***** INFORMATION PROVIDED

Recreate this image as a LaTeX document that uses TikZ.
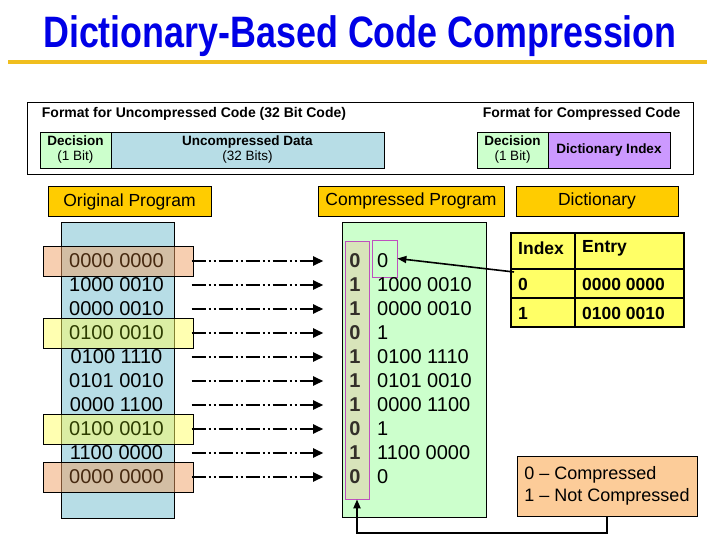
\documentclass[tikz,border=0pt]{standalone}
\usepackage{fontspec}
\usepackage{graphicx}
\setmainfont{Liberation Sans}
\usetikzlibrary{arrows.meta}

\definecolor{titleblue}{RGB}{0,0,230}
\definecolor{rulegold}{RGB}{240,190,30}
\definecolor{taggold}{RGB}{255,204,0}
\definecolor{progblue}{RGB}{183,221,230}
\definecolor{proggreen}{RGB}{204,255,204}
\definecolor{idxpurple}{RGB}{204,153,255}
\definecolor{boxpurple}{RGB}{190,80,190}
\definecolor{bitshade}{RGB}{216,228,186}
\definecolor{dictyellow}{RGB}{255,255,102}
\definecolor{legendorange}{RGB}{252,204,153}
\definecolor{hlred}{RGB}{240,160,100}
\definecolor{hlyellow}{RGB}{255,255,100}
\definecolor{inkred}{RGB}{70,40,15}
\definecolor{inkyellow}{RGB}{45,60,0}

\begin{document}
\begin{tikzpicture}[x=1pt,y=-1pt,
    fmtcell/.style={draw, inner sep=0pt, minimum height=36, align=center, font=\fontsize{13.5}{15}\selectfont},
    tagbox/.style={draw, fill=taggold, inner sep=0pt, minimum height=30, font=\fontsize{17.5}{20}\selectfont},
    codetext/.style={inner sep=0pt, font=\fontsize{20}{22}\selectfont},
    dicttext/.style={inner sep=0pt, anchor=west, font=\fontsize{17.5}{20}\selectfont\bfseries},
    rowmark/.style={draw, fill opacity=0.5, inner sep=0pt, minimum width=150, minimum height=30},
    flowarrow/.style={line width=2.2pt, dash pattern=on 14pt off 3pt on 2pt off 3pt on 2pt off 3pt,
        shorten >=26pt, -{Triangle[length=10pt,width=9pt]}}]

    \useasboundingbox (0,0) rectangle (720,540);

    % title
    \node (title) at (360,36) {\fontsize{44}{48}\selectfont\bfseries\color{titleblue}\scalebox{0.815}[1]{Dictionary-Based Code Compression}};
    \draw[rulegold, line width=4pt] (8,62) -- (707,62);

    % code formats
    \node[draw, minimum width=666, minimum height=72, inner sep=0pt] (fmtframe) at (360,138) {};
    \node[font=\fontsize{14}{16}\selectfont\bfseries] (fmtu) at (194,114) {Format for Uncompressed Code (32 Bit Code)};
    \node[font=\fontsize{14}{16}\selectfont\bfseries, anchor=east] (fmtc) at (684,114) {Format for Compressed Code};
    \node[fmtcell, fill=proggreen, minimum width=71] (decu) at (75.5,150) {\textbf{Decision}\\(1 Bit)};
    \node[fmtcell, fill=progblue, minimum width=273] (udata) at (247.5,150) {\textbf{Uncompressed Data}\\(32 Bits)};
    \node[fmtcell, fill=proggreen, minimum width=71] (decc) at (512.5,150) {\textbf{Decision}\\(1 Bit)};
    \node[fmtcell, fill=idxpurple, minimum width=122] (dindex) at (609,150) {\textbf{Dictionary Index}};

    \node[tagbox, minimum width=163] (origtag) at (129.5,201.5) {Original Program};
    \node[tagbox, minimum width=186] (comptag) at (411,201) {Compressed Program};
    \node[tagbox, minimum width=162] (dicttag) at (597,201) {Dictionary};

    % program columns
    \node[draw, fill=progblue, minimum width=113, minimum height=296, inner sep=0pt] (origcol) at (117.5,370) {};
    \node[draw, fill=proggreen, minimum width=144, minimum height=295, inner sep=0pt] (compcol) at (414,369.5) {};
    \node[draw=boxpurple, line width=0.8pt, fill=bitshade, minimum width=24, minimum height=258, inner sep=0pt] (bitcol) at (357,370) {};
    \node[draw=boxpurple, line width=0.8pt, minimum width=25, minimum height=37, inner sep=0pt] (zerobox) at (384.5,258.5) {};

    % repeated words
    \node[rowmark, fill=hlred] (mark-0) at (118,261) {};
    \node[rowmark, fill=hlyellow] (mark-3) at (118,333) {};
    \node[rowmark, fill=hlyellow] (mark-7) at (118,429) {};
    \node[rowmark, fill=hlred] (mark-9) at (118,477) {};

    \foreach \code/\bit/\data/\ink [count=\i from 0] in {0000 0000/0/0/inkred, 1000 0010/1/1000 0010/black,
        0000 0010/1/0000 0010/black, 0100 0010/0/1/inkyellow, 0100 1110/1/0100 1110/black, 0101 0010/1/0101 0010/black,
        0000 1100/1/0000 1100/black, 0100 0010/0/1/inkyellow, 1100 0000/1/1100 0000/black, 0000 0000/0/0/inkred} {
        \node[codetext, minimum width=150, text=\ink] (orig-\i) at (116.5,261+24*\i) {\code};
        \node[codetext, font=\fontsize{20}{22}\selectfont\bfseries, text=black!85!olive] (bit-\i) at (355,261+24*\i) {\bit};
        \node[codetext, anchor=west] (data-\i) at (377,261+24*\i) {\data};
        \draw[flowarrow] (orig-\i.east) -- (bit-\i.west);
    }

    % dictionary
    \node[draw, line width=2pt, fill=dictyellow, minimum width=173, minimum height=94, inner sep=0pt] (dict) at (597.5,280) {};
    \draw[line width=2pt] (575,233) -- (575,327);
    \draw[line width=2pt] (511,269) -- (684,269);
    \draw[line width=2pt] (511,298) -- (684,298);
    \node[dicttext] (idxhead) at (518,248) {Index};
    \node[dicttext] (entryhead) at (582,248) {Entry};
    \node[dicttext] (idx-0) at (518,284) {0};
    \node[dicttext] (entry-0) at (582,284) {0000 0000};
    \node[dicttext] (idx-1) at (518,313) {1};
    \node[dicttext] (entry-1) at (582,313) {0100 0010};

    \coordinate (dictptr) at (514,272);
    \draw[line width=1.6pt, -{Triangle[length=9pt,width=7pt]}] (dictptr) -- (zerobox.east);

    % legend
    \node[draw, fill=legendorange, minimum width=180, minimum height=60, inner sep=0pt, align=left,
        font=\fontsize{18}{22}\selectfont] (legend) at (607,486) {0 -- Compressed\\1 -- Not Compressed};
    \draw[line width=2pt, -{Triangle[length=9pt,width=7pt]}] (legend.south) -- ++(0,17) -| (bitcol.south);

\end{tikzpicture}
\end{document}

**********

EXERCISE BRIEF:
Exclude the pictures, and transcribe all of the material exactly.

OUTPUT BELOW:
Recreate this image as a LaTeX document that uses TikZ.
\documentclass[tikz,border=0pt]{standalone}
\usepackage{fontspec}
\usepackage{graphicx}
\setmainfont{Liberation Sans}
\usetikzlibrary{arrows.meta}

\definecolor{titleblue}{RGB}{0,0,230}
\definecolor{rulegold}{RGB}{240,190,30}
\definecolor{taggold}{RGB}{255,204,0}
\definecolor{progblue}{RGB}{183,221,230}
\definecolor{proggreen}{RGB}{204,255,204}
\definecolor{idxpurple}{RGB}{204,153,255}
\definecolor{boxpurple}{RGB}{190,80,190}
\definecolor{bitshade}{RGB}{216,228,186}
\definecolor{dictyellow}{RGB}{255,255,102}
\definecolor{legendorange}{RGB}{252,204,153}
\definecolor{hlred}{RGB}{240,160,100}
\definecolor{hlyellow}{RGB}{255,255,100}
\definecolor{inkred}{RGB}{70,40,15}
\definecolor{inkyellow}{RGB}{45,60,0}

\begin{document}
\begin{tikzpicture}[x=1pt,y=-1pt,
    fmtcell/.style={draw, inner sep=0pt, minimum height=36, align=center, font=\fontsize{13.5}{15}\selectfont},
    tagbox/.style={draw, fill=taggold, inner sep=0pt, minimum height=30, font=\fontsize{17.5}{20}\selectfont},
    codetext/.style={inner sep=0pt, font=\fontsize{20}{22}\selectfont},
    dicttext/.style={inner sep=0pt, anchor=west, font=\fontsize{17.5}{20}\selectfont\bfseries},
    rowmark/.style={draw, fill opacity=0.5, inner sep=0pt, minimum width=150, minimum height=30},
    flowarrow/.style={line width=2.2pt, dash pattern=on 14pt off 3pt on 2pt off 3pt on 2pt off 3pt,
        shorten >=26pt, -{Triangle[length=10pt,width=9pt]}}]

    \useasboundingbox (0,0) rectangle (720,540);

    % title
    \node (title) at (360,36) {\fontsize{44}{48}\selectfont\bfseries\color{titleblue}\scalebox{0.815}[1]{Dictionary-Based Code Compression}};
    \draw[rulegold, line width=4pt] (8,62) -- (707,62);

    % code formats
    \node[draw, minimum width=666, minimum height=72, inner sep=0pt] (fmtframe) at (360,138) {};
    \node[font=\fontsize{14}{16}\selectfont\bfseries] (fmtu) at (194,114) {Format for Uncompressed Code (32 Bit Code)};
    \node[font=\fontsize{14}{16}\selectfont\bfseries, anchor=east] (fmtc) at (684,114) {Format for Compressed Code};
    \node[fmtcell, fill=proggreen, minimum width=71] (decu) at (75.5,150) {\textbf{Decision}\\(1 Bit)};
    \node[fmtcell, fill=progblue, minimum width=273] (udata) at (247.5,150) {\textbf{Uncompressed Data}\\(32 Bits)};
    \node[fmtcell, fill=proggreen, minimum width=71] (decc) at (512.5,150) {\textbf{Decision}\\(1 Bit)};
    \node[fmtcell, fill=idxpurple, minimum width=122] (dindex) at (609,150) {\textbf{Dictionary Index}};

    \node[tagbox, minimum width=163] (origtag) at (129.5,201.5) {Original Program};
    \node[tagbox, minimum width=186] (comptag) at (411,201) {Compressed Program};
    \node[tagbox, minimum width=162] (dicttag) at (597,201) {Dictionary};

    % program columns
    \node[draw, fill=progblue, minimum width=113, minimum height=296, inner sep=0pt] (origcol) at (117.5,370) {};
    \node[draw, fill=proggreen, minimum width=144, minimum height=295, inner sep=0pt] (compcol) at (414,369.5) {};
    \node[draw=boxpurple, line width=0.8pt, fill=bitshade, minimum width=24, minimum height=258, inner sep=0pt] (bitcol) at (357,370) {};
    \node[draw=boxpurple, line width=0.8pt, minimum width=25, minimum height=37, inner sep=0pt] (zerobox) at (384.5,258.5) {};

    % repeated words
    \node[rowmark, fill=hlred] (mark-0) at (118,261) {};
    \node[rowmark, fill=hlyellow] (mark-3) at (118,333) {};
    \node[rowmark, fill=hlyellow] (mark-7) at (118,429) {};
    \node[rowmark, fill=hlred] (mark-9) at (118,477) {};

    \foreach \code/\bit/\data/\ink [count=\i from 0] in {0000 0000/0/0/inkred, 1000 0010/1/1000 0010/black,
        0000 0010/1/0000 0010/black, 0100 0010/0/1/inkyellow, 0100 1110/1/0100 1110/black, 0101 0010/1/0101 0010/black,
        0000 1100/1/0000 1100/black, 0100 0010/0/1/inkyellow, 1100 0000/1/1100 0000/black, 0000 0000/0/0/inkred} {
        \node[codetext, minimum width=150, text=\ink] (orig-\i) at (116.5,261+24*\i) {\code};
        \node[codetext, font=\fontsize{20}{22}\selectfont\bfseries, text=black!85!olive] (bit-\i) at (355,261+24*\i) {\bit};
        \node[codetext, anchor=west] (data-\i) at (377,261+24*\i) {\data};
        \draw[flowarrow] (orig-\i.east) -- (bit-\i.west);
    }

    % dictionary
    \node[draw, line width=2pt, fill=dictyellow, minimum width=173, minimum height=94, inner sep=0pt] (dict) at (597.5,280) {};
    \draw[line width=2pt] (575,233) -- (575,327);
    \draw[line width=2pt] (511,269) -- (684,269);
    \draw[line width=2pt] (511,298) -- (684,298);
    \node[dicttext] (idxhead) at (518,248) {Index};
    \node[dicttext] (entryhead) at (582,248) {Entry};
    \node[dicttext] (idx-0) at (518,284) {0};
    \node[dicttext] (entry-0) at (582,284) {0000 0000};
    \node[dicttext] (idx-1) at (518,313) {1};
    \node[dicttext] (entry-1) at (582,313) {0100 0010};

    \coordinate (dictptr) at (514,272);
    \draw[line width=1.6pt, -{Triangle[length=9pt,width=7pt]}] (dictptr) -- (zerobox.east);

    % legend
    \node[draw, fill=legendorange, minimum width=180, minimum height=60, inner sep=0pt, align=left,
        font=\fontsize{18}{22}\selectfont] (legend) at (607,486) {0 -- Compressed\\1 -- Not Compressed};
    \draw[line width=2pt, -{Triangle[length=9pt,width=7pt]}] (legend.south) -- ++(0,17) -| (bitcol.south);

\end{tikzpicture}
\end{document}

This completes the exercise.